Durante a última campanha eleitoral, Persio Arida concedeu entrevista ao InfoMoney, na qual criticou a súbita transformação de Bolsonaro em um candidato defensor das pautas do liberalismo.
“As pessoas se enganam, acham que Bolsonaro estava andando na estrada de Damasco, teve uma iluminação divina, e se tornou liberal porque conversou com Paulo Guedes. Ledo engano. Bolsonaro é um engodo, ele é tão estatizante quanto a esquerda”, disse o economista na ocasião.
Armínio Fraga
O economista defendeu a necessidade de se dar continuidade à agenda de reformas, de modo a atacar a crise fiscal do país e incapacidade de o Estado em realizar investimentos — realidade persistente a despeito das iniciativas do governo e propostas aprovadas pelo Congresso, como a reforma previdenciária.
Para ele, “a casa ainda não está arrumada” e é preciso entender a diferença entre um crescimento sustentado de 4% ao ano e uma recuperação cíclica.
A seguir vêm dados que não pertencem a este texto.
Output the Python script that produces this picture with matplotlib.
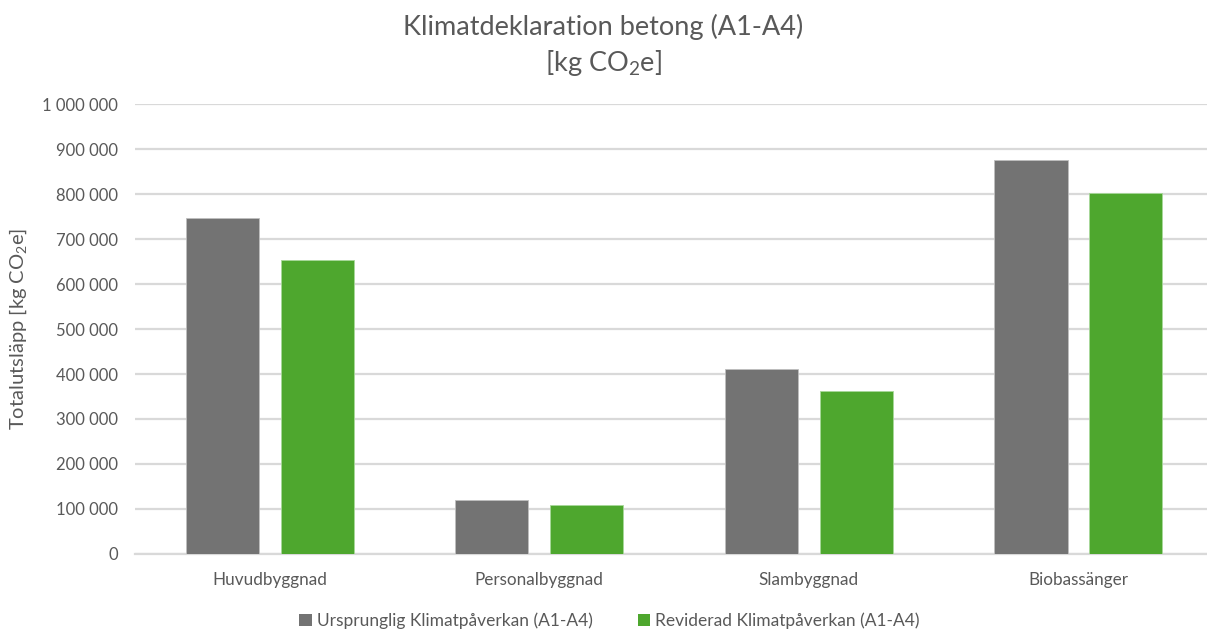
import matplotlib
matplotlib.use("Agg")
import matplotlib.pyplot as plt
import numpy as np
from matplotlib.ticker import FuncFormatter
from matplotlib.patches import Patch

plt.rcParams['font.family'] = ['Lato', 'DejaVu Sans']
plt.rcParams['mathtext.fontset'] = 'custom'
plt.rcParams['mathtext.rm'] = 'Lato'
plt.rcParams['mathtext.it'] = 'Lato'
plt.rcParams['mathtext.default'] = 'regular'

categories = ["Huvudbyggnad", "Personalbyggnad", "Slambyggnad", "Biobassänger"]
ursprunglig = [748000, 119000, 412000, 877000]
reviderad = [653000, 108000, 363000, 804000]
series_names = ["Ursprunglig Klimatpåverkan (A1-A4)", "Reviderad Klimatpåverkan (A1-A4)"]

grey = "#737373"
green = "#4ea72e"
text_col = "#595959"
grid_col = "#d9d9d9"

fig = plt.figure(figsize=(12.07, 6.32), dpi=100)
ax = fig.add_axes([0.1118, 0.1239, 0.8882, 0.7108])

x = np.arange(len(categories))
w = 0.271
off = 0.176
ax.bar(x - off, ursprunglig, w, color=grey, edgecolor="#bfbfbf", linewidth=0.6, zorder=3)
ax.bar(x + off, reviderad, w, color=green, edgecolor="#a8d89a", linewidth=0.6, zorder=3)

ax.set_xlim(-0.5, 3.477)
ax.set_ylim(0, 1000000)
ax.set_yticks(np.arange(0, 1000001, 100000))
ax.yaxis.set_major_formatter(FuncFormatter(lambda v, p: f"{int(v):,}".replace(",", " ")))
ax.set_xticks(x)
ax.set_xticklabels(categories)

ax.grid(axis="y", color=grid_col, linewidth=1.6, zorder=0)
for s in ["top", "right", "left"]:
    ax.spines[s].set_visible(False)
ax.spines["bottom"].set_color(grid_col)
ax.spines["bottom"].set_linewidth(1.6)
ax.tick_params(axis="both", length=0, colors=text_col)
ax.tick_params(axis="y", pad=12, labelsize=12)
ax.tick_params(axis="x", pad=13, labelsize=12.3)

ax.set_ylabel("Totalutsläpp [kg CO$_2$e]", color=text_col, fontsize=14.5, labelpad=10)

fig.text(0.5, 0.957, "Klimatdeklaration betong (A1-A4)", ha="center", va="center",
         color=text_col, fontsize=19.5)
fig.text(0.5, 0.900, "[kg CO$_2$e]", ha="center", va="center",
         color=text_col, fontsize=19.5)

handles = [Patch(facecolor=grey), Patch(facecolor=green)]
fig.legend(handles, series_names, loc="center", bbox_to_anchor=(0.505, 0.018),
           ncol=2, frameon=False, fontsize=12.5, labelcolor=text_col,
           handlelength=0.7, handleheight=0.7, handletextpad=0.3, columnspacing=2.6)

fig.savefig("out.png", dpi=100, facecolor="white")
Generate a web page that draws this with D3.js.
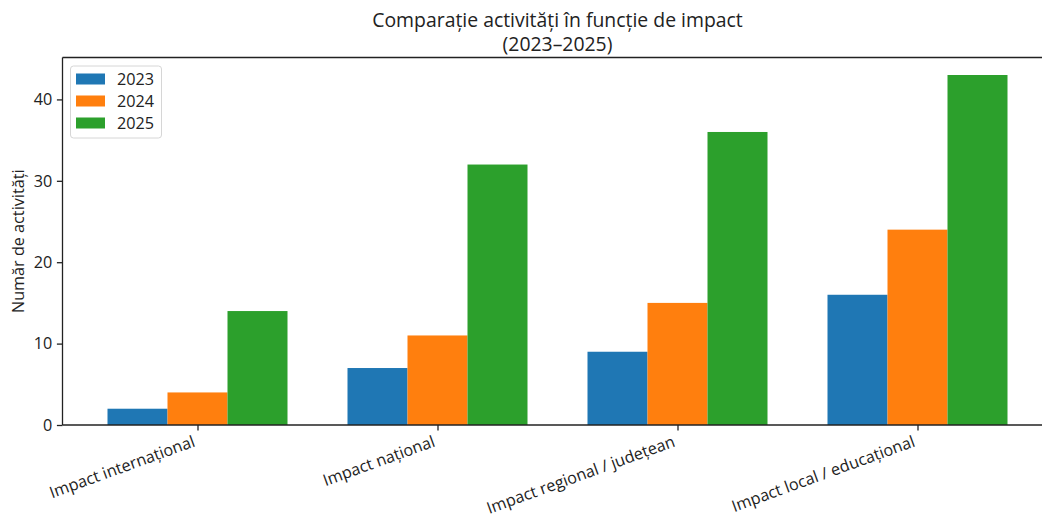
<!DOCTYPE html>
<html>
<head>
<meta charset="utf-8">
<script src="https://cdn.jsdelivr.net/npm/d3@7"></script>
<style>
  body { margin: 0; background: #fff; }
  svg { display: block; font-family: "Open Sans", sans-serif; }
</style>
</head>
<body>
<div id="container"></div>
<script>
// data
const categories = ["Impact internațional", "Impact național", "Impact regional / județean", "Impact local / educațional"];
const years = ["2023", "2024", "2025"];
const values2023 = [2, 7, 9, 16];
const values2024 = [4, 11, 15, 24];
const values2025 = [14, 32, 36, 43];
const yTicks = [0, 10, 20, 30, 40];

const series = [values2023, values2024, values2025];
const colors = ["#1f77b4", "#ff7f0e", "#2ca02c"];

const width = 1042;
const height = 516;
const marginLeft = 62.5;
const marginTop = 57.5;
const plotBottom = 425;
const plotRight = 1052.5; // right spine falls outside the window
const barWidth = 0.25;
const fontSize = 16.2;
const titleSize = 19.4;
const tickLen = 5.6;
const lineW = 1.3;

const svg = d3.select("#container")
  .append("svg")
  .attr("width", width)
  .attr("height", height);

// matplotlib-like limits: 5% margins around bars
const xMin = -0.375, xMax = categories.length - 1 + 0.375;
const xPad = (xMax - xMin) * 0.05;
const x = d3.scaleLinear()
  .domain([xMin - xPad, xMax + xPad])
  .range([marginLeft, plotRight]);

const yMax = d3.max(series.flat()) * 1.05;
const y = d3.scaleLinear()
  .domain([0, yMax])
  .range([plotBottom, marginTop]);

// bars
series.forEach((vals, j) => {
  svg.append("g")
    .attr("fill", colors[j])
    .selectAll("rect")
    .data(vals)
    .join("rect")
    .attr("x", (d, i) => x(i + (j - 1) * barWidth - barWidth / 2))
    .attr("width", (d, i) => x(i + (j - 1) * barWidth + barWidth / 2) - x(i + (j - 1) * barWidth - barWidth / 2))
    .attr("y", d => y(d))
    .attr("height", d => y(0) - y(d));
});

// y axis
const yAxis = svg.append("g")
  .attr("transform", `translate(${marginLeft},0)`)
  .call(d3.axisLeft(y).tickValues(yTicks).tickSize(tickLen).tickPadding(4.6))
  .call(g => g.select(".domain").remove());
yAxis.selectAll("line").attr("stroke", "#222").attr("stroke-width", lineW);
yAxis.selectAll("text").attr("font-size", fontSize).attr("fill", "#222")
  .attr("font-family", "Open Sans");

// x axis
const xAxis = svg.append("g")
  .attr("transform", `translate(0,${plotBottom})`)
  .call(d3.axisBottom(x).tickValues(d3.range(categories.length)).tickSize(tickLen).tickFormat(i => categories[i]))
  .call(g => g.select(".domain").remove());
xAxis.selectAll("line").attr("stroke", "#222").attr("stroke-width", lineW);
xAxis.selectAll("text")
  .attr("font-size", fontSize)
  .attr("fill", "#222")
  .attr("font-family", "Open Sans")
  .attr("text-anchor", "end")
  .attr("y", 0)
  .attr("dy", 0)
  .attr("transform", "translate(-2,21) rotate(-20)");

// spines: left, bottom, top (right is cut off)
const spine = svg.append("g").attr("stroke", "#222").attr("stroke-width", lineW).attr("fill", "none");
spine.append("line").attr("x1", marginLeft).attr("x2", marginLeft).attr("y1", marginTop).attr("y2", plotBottom);
spine.append("line").attr("x1", marginLeft).attr("x2", plotRight).attr("y1", plotBottom).attr("y2", plotBottom);
spine.append("line").attr("x1", marginLeft).attr("x2", plotRight).attr("y1", marginTop).attr("y2", marginTop);

// title, two lines
const titleX = (marginLeft + plotRight) / 2;
svg.append("text")
  .attr("x", titleX).attr("y", 27)
  .attr("text-anchor", "middle")
  .attr("font-size", titleSize)
  .attr("fill", "#222")
  .text("Comparație activități în funcție de impact");
svg.append("text")
  .attr("x", titleX).attr("y", 50.5)
  .attr("text-anchor", "middle")
  .attr("font-size", titleSize)
  .attr("fill", "#222")
  .text("(2023–2025)");

// y label
svg.append("text")
  .attr("transform", `translate(24,${(marginTop + plotBottom) / 2}) rotate(-90)`)
  .attr("text-anchor", "middle")
  .attr("font-size", fontSize)
  .attr("fill", "#222")
  .text("Număr de activități");

// legend
const legend = svg.append("g").attr("transform", "translate(70.5,66)");
legend.append("rect")
  .attr("width", 91).attr("height", 72)
  .attr("rx", 3)
  .attr("fill", "#fff").attr("fill-opacity", 0.8)
  .attr("stroke", "#d6d6d6");
years.forEach((yr, j) => {
  const row = legend.append("g").attr("transform", `translate(0,${13 + j * 22})`);
  row.append("rect")
    .attr("x", 5.5).attr("y", -5.5)
    .attr("width", 29).attr("height", 11)
    .attr("fill", colors[j]);
  row.append("text")
    .attr("x", 46.5).attr("y", 5.8)
    .attr("font-size", fontSize)
    .attr("fill", "#222")
    .text(yr);
});
</script>
</body>
</html>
Ele acredita que o caminho para uma reação mais robusta da economia passa por novos ajustes que ataquem despesas previdenciárias, gastos com o funcionalismo e subsídios excessivos.
“Dez pontos do PIB estão disponíveis com relativa facilidade”, disse. “Existe potencial para termos uma revolução em 5 a 10 anos. Estamos falando de muito dinheiro. Isso permite visões políticas e ideológicas diferentes”, argumentou.
O economista chegou a ser apontado por Aécio Neves (PSDB), na corrida presidencial de 2014, como seu possível Ministro da Fazenda, em caso de vitória do tucano contra Dilma Rousseff (PT), que acabou reeleita.
Para Franco, este é o caminho para atacar um dos principais desafios brasileiros: a expressiva desigualdade de oportunidades. “Acredito em uma rede de proteção social. Para isso, é preciso que haja um estado que funcione minimamente com regras. No caso do Brasil temos um estado gordo, quebrado, ineficiente. Apesar de ser grande, incapaz de produzir um grau mínimo de igualdade de oportunidades”.
Na avaliação do economista, tal realidade desigual “envenena” o debate político e, como um de seus efeitos colaterais, torna o país presa fácil de populismos.